Em termos de impacto fiscal, o total de transferências previdenciárias e
assistenciais subirá de 9,6% do PIB, em 2013, para 10,7%, em 2019, com
as hipóteses de que o número de benefícios do RGPS cresça 3,5% ao ano,
os do seguro-desemprego e do abono salarial aumentem 3% e 4% ao ano,
respectivamente, e o número de pessoas no Bolsa Família fique constante.
Neste exercício, também se supôs que os benefícios do Bolsa Família, do
seguro-desemprego e do RGPS superiores ao SM sejam reajustados somente
pelo INPC. (7)
Indicadores socioeconômicos
Naturalmente, muitas outras áreas e setores da sociedade são
sensibilizados com a política do SM. Por isso, além das finanças
públicas, também merecem uma avaliação cuidadosa os cenários para
indicadores socioeconômicos agregados de distribuição de renda, mercado
de trabalho, crescimento econômico e inflação.

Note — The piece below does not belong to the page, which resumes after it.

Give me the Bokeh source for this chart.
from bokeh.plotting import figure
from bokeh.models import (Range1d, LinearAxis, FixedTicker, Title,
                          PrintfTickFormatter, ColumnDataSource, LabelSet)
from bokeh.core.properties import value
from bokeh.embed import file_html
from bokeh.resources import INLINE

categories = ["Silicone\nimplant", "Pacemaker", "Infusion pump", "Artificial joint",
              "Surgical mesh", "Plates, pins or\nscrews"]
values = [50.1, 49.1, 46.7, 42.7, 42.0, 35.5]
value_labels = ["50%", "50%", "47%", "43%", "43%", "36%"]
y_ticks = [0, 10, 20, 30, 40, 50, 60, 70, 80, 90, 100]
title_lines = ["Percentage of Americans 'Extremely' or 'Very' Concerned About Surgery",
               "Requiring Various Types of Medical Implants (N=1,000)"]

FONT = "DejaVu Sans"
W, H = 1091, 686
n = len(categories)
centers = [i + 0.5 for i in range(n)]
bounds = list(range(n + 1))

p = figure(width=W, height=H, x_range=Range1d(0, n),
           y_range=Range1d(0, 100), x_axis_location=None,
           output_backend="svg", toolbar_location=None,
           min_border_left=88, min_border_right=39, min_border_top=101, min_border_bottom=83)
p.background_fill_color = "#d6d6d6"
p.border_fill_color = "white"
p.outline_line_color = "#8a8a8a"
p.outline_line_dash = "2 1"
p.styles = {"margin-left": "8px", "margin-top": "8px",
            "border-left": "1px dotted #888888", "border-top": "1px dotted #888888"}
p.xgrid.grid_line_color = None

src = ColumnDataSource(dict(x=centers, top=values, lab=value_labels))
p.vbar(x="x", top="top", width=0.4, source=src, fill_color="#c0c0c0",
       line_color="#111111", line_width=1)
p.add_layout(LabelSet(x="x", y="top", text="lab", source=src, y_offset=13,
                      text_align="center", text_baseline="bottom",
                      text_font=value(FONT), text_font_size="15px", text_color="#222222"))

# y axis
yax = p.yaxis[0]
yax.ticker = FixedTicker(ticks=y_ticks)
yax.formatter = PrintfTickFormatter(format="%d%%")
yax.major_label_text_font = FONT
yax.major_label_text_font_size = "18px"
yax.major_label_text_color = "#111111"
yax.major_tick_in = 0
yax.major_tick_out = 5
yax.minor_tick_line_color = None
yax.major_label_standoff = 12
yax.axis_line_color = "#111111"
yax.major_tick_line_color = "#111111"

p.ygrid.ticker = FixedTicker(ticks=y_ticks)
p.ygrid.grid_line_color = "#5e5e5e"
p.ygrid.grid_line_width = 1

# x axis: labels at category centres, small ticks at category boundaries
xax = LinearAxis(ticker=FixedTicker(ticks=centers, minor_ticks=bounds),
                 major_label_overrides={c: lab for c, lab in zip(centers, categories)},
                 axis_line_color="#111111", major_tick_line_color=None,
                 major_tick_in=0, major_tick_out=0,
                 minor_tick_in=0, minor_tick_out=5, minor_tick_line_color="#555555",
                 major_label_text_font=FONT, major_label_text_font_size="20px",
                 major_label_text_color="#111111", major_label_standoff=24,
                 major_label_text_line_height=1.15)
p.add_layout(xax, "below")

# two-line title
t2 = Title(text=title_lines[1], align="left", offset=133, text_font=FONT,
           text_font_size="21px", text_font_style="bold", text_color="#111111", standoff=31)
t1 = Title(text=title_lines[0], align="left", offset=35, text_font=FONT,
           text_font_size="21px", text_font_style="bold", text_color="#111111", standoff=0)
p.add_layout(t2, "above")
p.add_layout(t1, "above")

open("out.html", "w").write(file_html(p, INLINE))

Em suma, a política de reajuste do SM que vigorará a partir de 2016 é
uma questão de grande complexidade política, com significativo impacto
social, econômico e fiscal. É necessária uma ampla discussão técnica do
assunto, nos moldes descritos nesta Carta, para reduzir a tensão
eleitoral que esse tema inevitavelmente provocará em 2014, e pavimentar o
caminho para uma decisão política em 2015 que contemple os melhores
interesses da sociedade brasileira.
1 Esta regra
começou a ser praticada em 2007, após um acordo entre governo e centrais
sindicais, mas só foi formalizada em lei a partir de 2011.
2 Ver: <http://www.whitehouse.gov/sites/default/files/uploads/sotu_minimum_wage.pdf>.
3 Ver: <http://www.politics.co.uk/reference/national-minimum-wage>.
4 Ver : <http://www.bbc.co.uk/news/world-europe-25035217>.
5 Ver: <http://www.bbc.co.uk/news/business-21347819>.
6 Com base nas
expectativas de mercado, em 29 de novembro de 2012, sobre a evolução do
PIB real e do INPC, até 2017, e supondo que a variação do INPC será de
4,5% em 2018 e 2019.
7 Com base no
crescimento do PIB esperado pelo mercado e supondo que a variação anual
do deflator do PIB convergirá de 6%, em 2014, para 4,5%, em 2018.